The words now seem to be prophetic, although the
scale of the war in Iraq is not yet that of Vietnam.
Still, like the military "quagmire"
in Vietnam, the US seems to be bogged down in an Iraqi swamp. After
denying any comparisons between the two conflicts, President George
W. Bush says the New York Times "could be right" in describing
the rising insurgency in Iraq as "the jihadist equivalent of
the Tet offensive" in Vietnam. This was the first time that
Bush admitted a parallel between the two conflicts.

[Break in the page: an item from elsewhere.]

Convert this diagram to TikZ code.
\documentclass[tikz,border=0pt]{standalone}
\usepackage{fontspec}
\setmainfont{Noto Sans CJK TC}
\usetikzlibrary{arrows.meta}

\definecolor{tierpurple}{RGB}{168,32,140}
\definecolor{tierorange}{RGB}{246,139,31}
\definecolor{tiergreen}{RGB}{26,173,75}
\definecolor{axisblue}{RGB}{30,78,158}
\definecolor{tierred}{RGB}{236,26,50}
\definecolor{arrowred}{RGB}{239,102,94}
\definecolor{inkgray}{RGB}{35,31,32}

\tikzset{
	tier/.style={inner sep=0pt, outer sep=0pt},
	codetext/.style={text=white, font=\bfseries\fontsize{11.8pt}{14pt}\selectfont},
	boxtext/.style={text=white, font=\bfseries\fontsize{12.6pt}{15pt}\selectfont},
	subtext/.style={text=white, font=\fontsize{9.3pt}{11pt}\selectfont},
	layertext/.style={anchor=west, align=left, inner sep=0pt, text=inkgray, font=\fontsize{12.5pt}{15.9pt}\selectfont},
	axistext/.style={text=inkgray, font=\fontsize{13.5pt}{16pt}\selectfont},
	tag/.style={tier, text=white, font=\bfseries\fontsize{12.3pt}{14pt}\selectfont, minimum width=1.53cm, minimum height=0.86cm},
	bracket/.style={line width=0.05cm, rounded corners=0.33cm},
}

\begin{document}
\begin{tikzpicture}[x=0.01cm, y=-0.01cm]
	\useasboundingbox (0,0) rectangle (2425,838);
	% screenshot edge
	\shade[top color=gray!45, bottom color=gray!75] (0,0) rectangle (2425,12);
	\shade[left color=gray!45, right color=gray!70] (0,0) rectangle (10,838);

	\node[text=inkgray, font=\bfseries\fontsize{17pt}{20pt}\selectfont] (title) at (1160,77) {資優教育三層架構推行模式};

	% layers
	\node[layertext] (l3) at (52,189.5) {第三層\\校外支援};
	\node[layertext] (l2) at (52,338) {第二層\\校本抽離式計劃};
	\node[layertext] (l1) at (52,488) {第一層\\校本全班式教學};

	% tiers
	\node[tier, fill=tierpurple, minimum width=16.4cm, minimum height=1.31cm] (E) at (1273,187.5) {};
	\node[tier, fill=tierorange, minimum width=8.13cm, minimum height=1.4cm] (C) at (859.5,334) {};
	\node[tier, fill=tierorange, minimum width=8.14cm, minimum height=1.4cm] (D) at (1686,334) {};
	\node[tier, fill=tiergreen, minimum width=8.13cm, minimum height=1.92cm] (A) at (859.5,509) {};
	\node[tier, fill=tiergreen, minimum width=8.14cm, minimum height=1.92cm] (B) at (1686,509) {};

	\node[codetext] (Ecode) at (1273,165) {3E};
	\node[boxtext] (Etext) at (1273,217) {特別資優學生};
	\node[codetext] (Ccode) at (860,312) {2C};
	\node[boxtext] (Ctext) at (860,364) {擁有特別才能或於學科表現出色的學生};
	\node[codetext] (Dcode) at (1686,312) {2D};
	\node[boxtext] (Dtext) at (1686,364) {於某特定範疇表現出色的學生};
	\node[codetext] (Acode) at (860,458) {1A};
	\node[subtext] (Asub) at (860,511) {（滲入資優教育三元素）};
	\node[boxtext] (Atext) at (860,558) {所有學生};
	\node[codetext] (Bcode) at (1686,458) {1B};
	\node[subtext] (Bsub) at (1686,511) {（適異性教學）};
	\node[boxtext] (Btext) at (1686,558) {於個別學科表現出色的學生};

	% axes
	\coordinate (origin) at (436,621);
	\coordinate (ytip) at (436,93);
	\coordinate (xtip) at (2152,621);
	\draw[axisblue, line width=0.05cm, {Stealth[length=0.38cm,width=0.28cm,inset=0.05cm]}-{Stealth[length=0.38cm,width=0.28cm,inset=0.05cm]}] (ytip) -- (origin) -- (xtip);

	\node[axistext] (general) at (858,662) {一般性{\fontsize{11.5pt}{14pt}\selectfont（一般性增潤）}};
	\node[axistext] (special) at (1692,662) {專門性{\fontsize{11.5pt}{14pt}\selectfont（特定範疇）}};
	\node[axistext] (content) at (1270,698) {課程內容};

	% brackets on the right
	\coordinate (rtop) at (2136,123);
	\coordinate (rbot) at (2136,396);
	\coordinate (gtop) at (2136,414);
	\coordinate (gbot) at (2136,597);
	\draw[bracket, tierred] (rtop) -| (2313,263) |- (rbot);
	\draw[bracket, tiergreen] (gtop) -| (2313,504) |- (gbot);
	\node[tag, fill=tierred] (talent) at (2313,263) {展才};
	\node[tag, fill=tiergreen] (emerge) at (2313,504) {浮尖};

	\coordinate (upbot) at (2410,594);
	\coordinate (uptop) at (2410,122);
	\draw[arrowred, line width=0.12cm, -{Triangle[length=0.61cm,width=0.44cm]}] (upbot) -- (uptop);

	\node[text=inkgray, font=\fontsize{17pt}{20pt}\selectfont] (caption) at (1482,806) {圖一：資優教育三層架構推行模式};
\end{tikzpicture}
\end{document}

According to Vietnam era historians, the Tet offensive
was a turning point in that long drawn-out war which was later acknowledged
as being "unwinnable". One of the biggest political casualties
was President Lyndon Johnson who was forced to give up his plans
to run for re-election, as his popularity continued to decline in
public opinion polls. Even though President Bush is prevented from
running a third term due to constitutional limitations, his popularity
has suffered a Johnsonian fate against the backdrop of the rising
insurgency in Iraq.
The "unwinnable" war in Iraq, on the
other hand, is expected to trigger a defeat for the ruling Republican
Party in the upcoming Congressional elections in early November.

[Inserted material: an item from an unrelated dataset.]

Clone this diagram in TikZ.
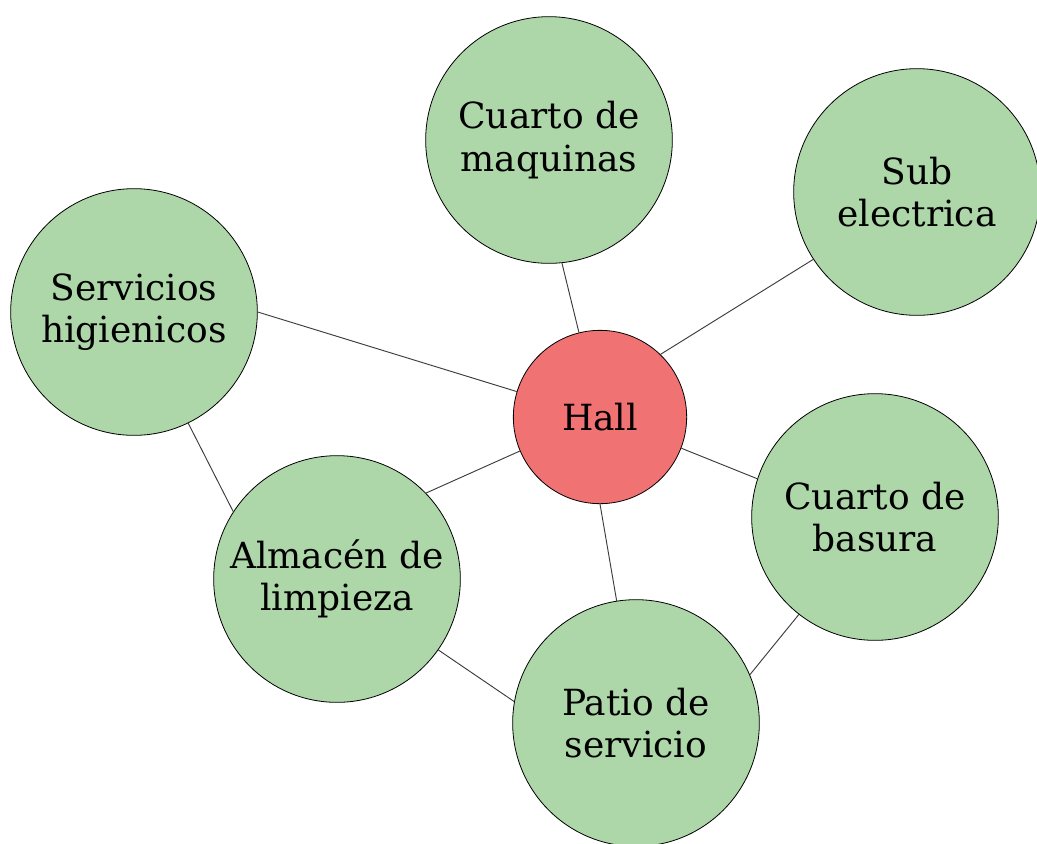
\documentclass[tikz,border=0pt]{standalone}
\usepackage{fontspec}
\setmainfont{DejaVu Serif}
\definecolor{roomgreen}{RGB}{173,215,168}
\definecolor{hallred}{RGB}{240,114,115}
\definecolor{linkgray}{RGB}{60,60,60}
\tikzset{
  room/.style={circle, draw=black, line width=0.6pt, fill=roomgreen, inner sep=0pt,
    minimum size=185pt, align=center, font=\fontsize{27}{32}\selectfont},
  hallroom/.style={room, fill=hallred, minimum size=130pt},
  link/.style={draw=linkgray, line width=0.7pt}
}
\begin{document}
\begin{tikzpicture}[x=0.75pt,y=-0.75pt]
\useasboundingbox (0,0) rectangle (1037,843);
\clip (0,0) rectangle (1037,843);
\fill[white] (0,0) rectangle (1037,843);
\node[hallroom] (hall) at (600,417) {Hall};
\node[room] (maq) at (549,140) {Cuarto de\\maquinas};
\node[room] (sub) at (917,192) {Sub\\electrica};
\node[room] (ser) at (134,312) {Servicios\\higienicos};
\node[room] (bas) at (875,517) {Cuarto de\\basura};
\node[room] (alm) at (337,579) {Almacén de\\limpieza};
\node[room] (pat) at (636,723) {Patio de\\servicio};
\path[link] (hall.104.8) -- (maq.276);
\path[link] (hall.46) -- (sub.213);
\path[link] (hall.163.6) -- (ser.0);
\path[link] (hall.339) -- (bas.162);
\path[link] (hall.203.6) -- (alm.44);
\path[link] (hall.270) -- (pat.99);
\path[link] (ser.296) -- (alm.147.5);
\path[link] (alm.325) -- (pat.170);
\path[link] (bas.232) -- (pat.23);
\end{tikzpicture}
\end{document}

Although the American economy is unusually strong, the Iraq war
has taken a higher political priority on the election agenda. An
increasingly large number of Republican candidates have distanced
themselves from Bush, and also kept him off their election platforms,
since his pro-war policy has turned out to be a liability.
As the death toll keeps mounting, the number of
US soldiers killed has reached more than 2,800 over the last three
years. The killings of 96 soldiers in October alone -- with two
more days to go -- are heading for an all-time record.

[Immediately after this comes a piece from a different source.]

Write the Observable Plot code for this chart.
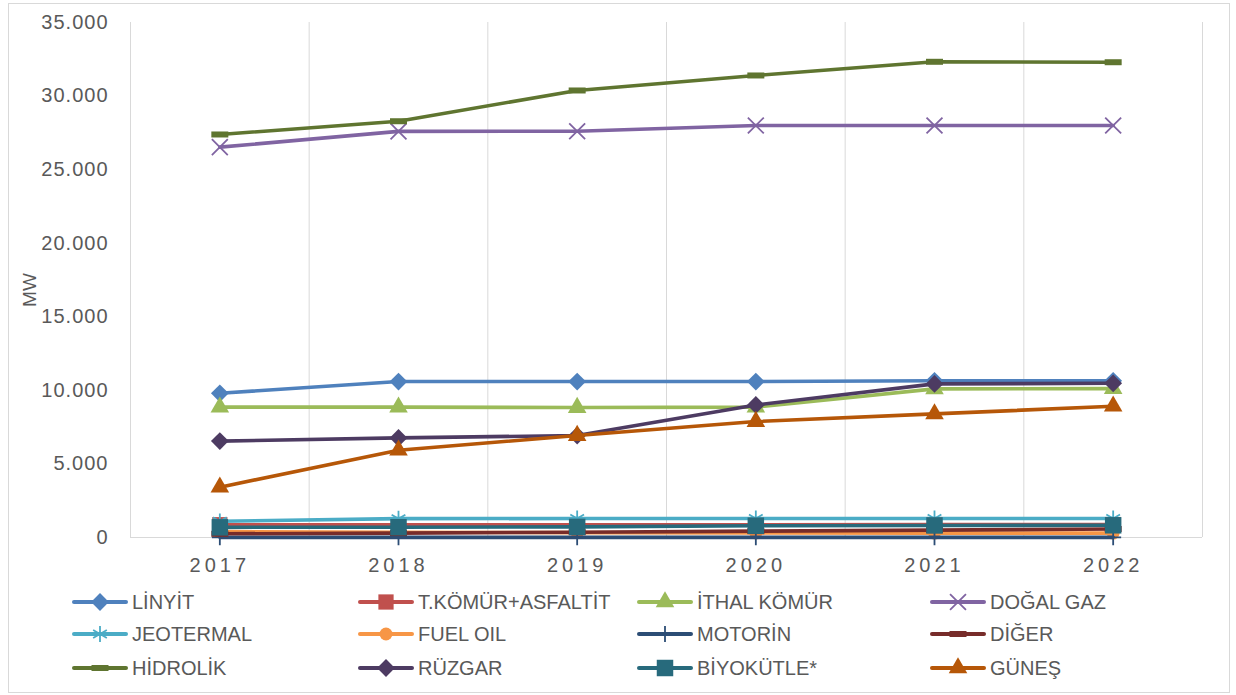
<!DOCTYPE html>
<html><head><meta charset="utf-8">
<script src="https://cdn.jsdelivr.net/npm/d3@7"></script>
<script src="https://cdn.jsdelivr.net/npm/@observablehq/plot@0.6"></script>
<style>
body{margin:0;background:#fff;font-family:"Liberation Sans",Arial,sans-serif;}
#frame{position:absolute;left:8px;top:3px;width:1222px;height:690px;border:1px solid #d9d9d9;box-sizing:border-box;}
#chart{position:absolute;left:0;top:0;}
#ylabel{position:absolute;left:30px;top:290px;transform:translate(-50%,-50%) rotate(-90deg);font-size:19px;color:#595959;}
.item{position:absolute;height:30px;display:flex;align-items:center;font-size:20px;color:#595959;white-space:nowrap;}
.item svg{margin-right:3px;}
#chart svg [aria-label^="x-axis"] text{letter-spacing:4px;}
#chart svg [aria-label^="y-axis"] text{letter-spacing:1px;}
</style></head><body>
<div id="frame"></div>
<div id="chart"></div>
<div id="ylabel">MW</div>
<div id="legend"></div>
<script>
// ---- data ----
const years = [2017, 2018, 2019, 2020, 2021, 2022];
const seriesNames = ["LİNYİT","T.KÖMÜR+ASFALTİT","İTHAL KÖMÜR","DOĞAL GAZ","JEOTERMAL","FUEL OIL","MOTORİN","DİĞER","HİDROLİK","RÜZGAR","BİYOKÜTLE*","GÜNEŞ"];
const linyit     = [9800, 10600, 10600, 10600, 10650, 10650];
const tkomur     = [870, 860, 860, 870, 880, 880];
const ithalKomur = [8860, 8860, 8830, 8860, 10100, 10120];
const dogalGaz   = [26530, 27600, 27610, 28000, 28000, 28000];
const jeotermal  = [1100, 1280, 1290, 1290, 1290, 1290];
const fuelOil    = [400, 360, 330, 310, 300, 300];
const motorin    = [10, 10, 10, 10, 10, 10];
const diger      = [250, 300, 360, 430, 500, 580];
const hidrolik   = [27390, 28290, 30380, 31400, 32330, 32300];
const ruzgar     = [6550, 6770, 6930, 9010, 10440, 10480];
const biyokutle  = [690, 700, 720, 800, 820, 830];
const gunes      = [3420, 5930, 6930, 7880, 8400, 8920];
const seriesValues = [linyit, tkomur, ithalKomur, dogalGaz, jeotermal, fuelOil, motorin, diger, hidrolik, ruzgar, biyokutle, gunes];
const yTicks = [0, 5000, 10000, 15000, 20000, 25000, 30000, 35000];

// ---- styles ----
const dash = {draw(ctx){ ctx.moveTo(-8.5,-3); ctx.lineTo(8.5,-3); ctx.lineTo(8.5,3); ctx.lineTo(-8.5,3); ctx.closePath(); }};
const seriesColors = ["#4F81BD","#C0504D","#9BBB59","#8064A2","#4BACC6","#F79646","#2C4D75","#772C2A","#5F7530","#4D3B62","#276A7C","#B65708"];
const seriesSymbols = [d3.symbolDiamond2, d3.symbolSquare, d3.symbolTriangle, d3.symbolTimes, d3.symbolAsterisk, d3.symbolCircle, d3.symbolPlus, dash, dash, d3.symbolDiamond2, d3.symbolSquare, d3.symbolTriangle];
const seriesR = [8, 8.6, 6.9, 7.3, 7.5, 6.5, 5.2, 5, 5, 8, 9.3, 6.9];
const seriesFilled = [true, true, true, false, false, true, false, true, true, true, true, true];

const fmt = d3.formatLocale({decimal:",", thousands:".", grouping:[3], currency:["",""]}).format(",");
const bounds = years.map(y => y - 0.5).concat([years[years.length-1] + 0.5]);

const marks = [
  Plot.ruleX(bounds, {stroke:"#d9d9d9", strokeWidth:1}),
  Plot.ruleY([0], {stroke:"#d9d9d9", strokeWidth:1})
];
seriesNames.forEach((name, k) => {
  const data = years.map((yr, i) => ({year: yr, value: seriesValues[k][i], series: name}));
  marks.push(Plot.line(data, {x:"year", y:"value", stroke: seriesColors[k], strokeWidth:3.6, strokeLinejoin:"round", strokeLinecap:"round"}));
  marks.push(Plot.dot(data, {x:"year", y:"value", symbol: seriesSymbols[k], r: seriesR[k],
    fill: seriesFilled[k] ? seriesColors[k] : "none",
    stroke: seriesFilled[k] ? "none" : seriesColors[k], strokeWidth: 1.8}));
});

const chart = Plot.plot({
  width: 1236, height: 585,
  marginTop: 22, marginBottom: 48, marginLeft: 130, marginRight: 34,
  style: {fontFamily: '"Liberation Sans", Arial, sans-serif', fontSize: "20px", color: "#595959", background: "transparent"},
  x: {type: "linear", domain: [bounds[0], bounds[bounds.length-1]], ticks: years, tickFormat: d => String(d), tickSize: 0, tickPadding: 20, label: null},
  y: {domain: [0, 35000], ticks: yTicks, tickFormat: fmt, tickSize: 0, tickPadding: 22, label: null},
  marks
});
document.getElementById("chart").appendChild(chart);

// ---- legend ----
const legend = document.getElementById("legend");
const colX = [132, 418, 697, 990];
const rowY = [602, 634, 668];
seriesNames.forEach((name, k) => {
  const col = k % 4, row = Math.floor(k / 4);
  const div = document.createElement("div");
  div.className = "item";
  div.style.left = (colX[col] - 61) + "px";
  div.style.top = (rowY[row] - 15) + "px";
  const r = seriesR[k];
  const p = d3.symbol(seriesSymbols[k], Math.PI * r * r)();
  const c = seriesColors[k];
  div.innerHTML = `<svg width="58" height="30" viewBox="0 0 58 30">
    <line x1="3" y1="15" x2="55" y2="15" stroke="${c}" stroke-width="4" stroke-linecap="round"/>
    <path d="${p}" transform="translate(29,15)" fill="${seriesFilled[k] ? c : "none"}" stroke="${seriesFilled[k] ? "none" : c}" stroke-width="1.8"/>
  </svg><span>${name}</span>`;
  legend.appendChild(div);
});
</script>
</body></html>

Meanwhile, a study by researchers at the John
Hopkins Bloomberg School of Public Health, released last week, says
that an estimated 600,000 civilians have died in violence across
Iraq, since the invasion in 2003. These killings mostly include
deaths caused by the increasing sectarian violence between Shiites
and Sunnis.
Back in the US, the political backlash over the
war also keeps spreading. Still, at a press conference last week,
Bush's credibility was challenged once again. Asked whether the
US was winning the war in Iraq, he said "Absolutely, we're
winning." Perhaps that was an answer that should have rightly
been drowned in howls of laughter.
But Bush did admit several mis-steps in the US
strategy in Iraq. "I know many Americans are not satisfied
with the situation in Iraq. I'm not satisfied, either." And
he added: "That's why we're taking new steps to help secure
Baghdad, and constantly adjusting our tactics across the country
to meet the challenging threat."
Meanwhile, like every war, the conflict in Iraq,
has been good for the country's military-industrial complex. Just
before the war, Deputy Defence Secretary Paul Wolfowitz (now President
of the World Bank) confidently predicted that the overall cost could
be under $50 billion and that the bulk of the funding for post-war
reconstruction could come from Iraq's oil revenues.
But the realities on the ground have been far
different. Last week, the New York Times quoted Joseph Stiglitz,
the Nobel Laureate economist from Columbia University, who said
the total costs of the Iraq war could exceed a staggering $2 trillion.
Putting it in domestic perspective, the Times said the $2 trillion
was the equivalent of four times the additional cost needed to provide
health insurance for all uninsured Americans for the next decade.
Perhaps the most forceful comment last week came
from Kevin Tillman, a former army ranger who had served both in
Iraq and Afghanistan, and whose older brother Pat was a victim of
friendly fire in Afghanistan after being accidentally shot by his
own army buddies. "Somehow," said an angry Kevin Tillman,
"the same incompetent, narcissistic, virtueless, vacuous, malicious
criminals are still in charge of this country. Somehow, this is
tolerated. Somehow, nobody is accountable for this."